» WHAT THE TASK ASKS
Print the material below exactly as it stands, please, from its first line to the line holding "import * as", with no pictures.

» DATA EXCERPT
-- Begin --
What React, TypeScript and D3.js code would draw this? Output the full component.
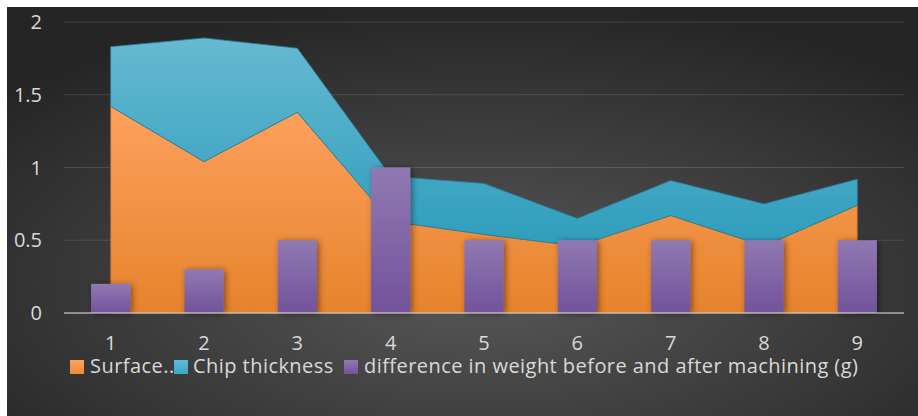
import React from "react";
import * as d3 from "d3";

const categories = ["1", "2", "3", "4", "5", "6", "7", "8", "9"];
const surface = [1.42, 1.04, 1.38, 0.63, 0.54, 0.46, 0.67, 0.46, 0.74];
const chipThickness = [0.41, 0.85, 0.44, 0.31, 0.35, 0.19, 0.24, 0.29, 0.18];
const weightDiff = [0.2, 0.3, 0.5, 1, 0.5, 0.5, 0.5, 0.5, 0.5];
const yTicks = [0, 0.5, 1, 1.5, 2];
const seriesNames = ["Surface..", "Chip thickness", "difference in weight before and after machining (g)"];

const W = 918;
const H = 416;
const FONT = "'Open Sans', 'Noto Sans', sans-serif";

export default function App() {
  const x = d3.scaleBand<string>().domain(categories).range([64, 904]).paddingInner(0.58).paddingOuter(0.29);
  const y = d3.scaleLinear().domain([0, 2]).range([313, 22]);
  const cx = (c: string) => (x(c) as number) + x.bandwidth() / 2;

  const rows = categories.map((c, i) => ({ c, s: surface[i], t: surface[i] + chipThickness[i] }));
  const surfArea = d3.area<any>().x((d) => cx(d.c)).y0(y(0)).y1((d) => y(d.s));
  const chipArea = d3.area<any>().x((d) => cx(d.c)).y0((d) => y(d.s)).y1((d) => y(d.t));

  const legendSq = [70, 174, 344];
  const legendTx = [90, 193, 364];
  const legendFill = ["url(#gOrangeL)", "url(#gCyanL)", "url(#gPurple)"];

  return (
    <svg width={W} height={H} style={{ position: "absolute", left: 0, top: 0 }}>
      <defs>
        <radialGradient id="bg" cx="52%" cy="68%" r="70%">
          <stop offset="0%" stopColor="#585858" />
          <stop offset="100%" stopColor="#252525" />
        </radialGradient>
        <linearGradient id="gOrange" x1="0" y1="0" x2="0" y2="1">
          <stop offset="0%" stopColor="#fda15e" />
          <stop offset="100%" stopColor="#e6832c" />
        </linearGradient>
        <linearGradient id="gCyan" x1="0" y1="0" x2="0" y2="1">
          <stop offset="0%" stopColor="#66b9d1" />
          <stop offset="100%" stopColor="#2f9dbd" />
        </linearGradient>
        <linearGradient id="gOrangeL" x1="0" y1="0" x2="0" y2="1">
          <stop offset="0%" stopColor="#fca35f" />
          <stop offset="100%" stopColor="#ee8a34" />
        </linearGradient>
        <linearGradient id="gCyanL" x1="0" y1="0" x2="0" y2="1">
          <stop offset="0%" stopColor="#5dbbd6" />
          <stop offset="100%" stopColor="#3aa8c8" />
        </linearGradient>
        <linearGradient id="gPurple" x1="0" y1="0" x2="0" y2="1">
          <stop offset="0%" stopColor="#9079b2" />
          <stop offset="100%" stopColor="#72539b" />
        </linearGradient>
        <filter id="shadow" x="-30%" y="-10%" width="160%" height="130%">
          <feDropShadow dx="2" dy="1" stdDeviation="3" floodColor="#000" floodOpacity="0.45" />
        </filter>
      </defs>
      <rect x={0} y={0} width={W} height={H} fill="#fff" />
      <rect x={7} y={7} width={W - 7} height={H - 7} fill="url(#bg)" />

      {yTicks.filter((t) => t > 0).map((t) => (
        <line key={t} x1={64} x2={904} y1={y(t)} y2={y(t)} stroke="#ffffff" strokeOpacity={0.13} strokeWidth={1.2} />
      ))}

      <path d={surfArea(rows) as string} fill="url(#gOrange)" stroke="#b8621c" strokeWidth={0.8} />
      <path d={chipArea(rows) as string} fill="url(#gCyan)" stroke="#23809c" strokeWidth={0.8} />

      <g filter="url(#shadow)">
        {categories.map((c, i) => (
          <rect key={c} x={x(c)} y={y(weightDiff[i])} width={x.bandwidth()} height={y(0) - y(weightDiff[i])} fill="url(#gPurple)" />
        ))}
      </g>

      <line x1={64} x2={904} y1={y(0)} y2={y(0)} stroke="#d9d9d9" strokeOpacity={0.55} strokeWidth={2.2} />

      {yTicks.map((t) => (
        <text key={t} x={42} y={y(t) + 7} textAnchor="end" fontFamily={FONT} fontSize={20} fill="#d9d9d9">
          {String(t)}
        </text>
      ))}
      {categories.map((c) => (
        <text key={c} x={cx(c)} y={350} textAnchor="middle" fontFamily={FONT} fontSize={20} fill="#d9d9d9">
          {c}
        </text>
      ))}

      {seriesNames.map((n, i) => (
        <g key={n}>
          <rect x={legendSq[i]} y={360} width={14} height={14} fill={legendFill[i]} />
          <text x={legendTx[i]} y={373} fontFamily={FONT} fontSize={20} letterSpacing={0.45} fill="#d9d9d9">
            {n}
          </text>
        </g>
      ))}
    </svg>
  );
}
-- End --
» ANSWER TO THE TASK
What React, TypeScript and D3.js code would draw this? Output the full component.
import React from "react";
import * as d3 from "d3";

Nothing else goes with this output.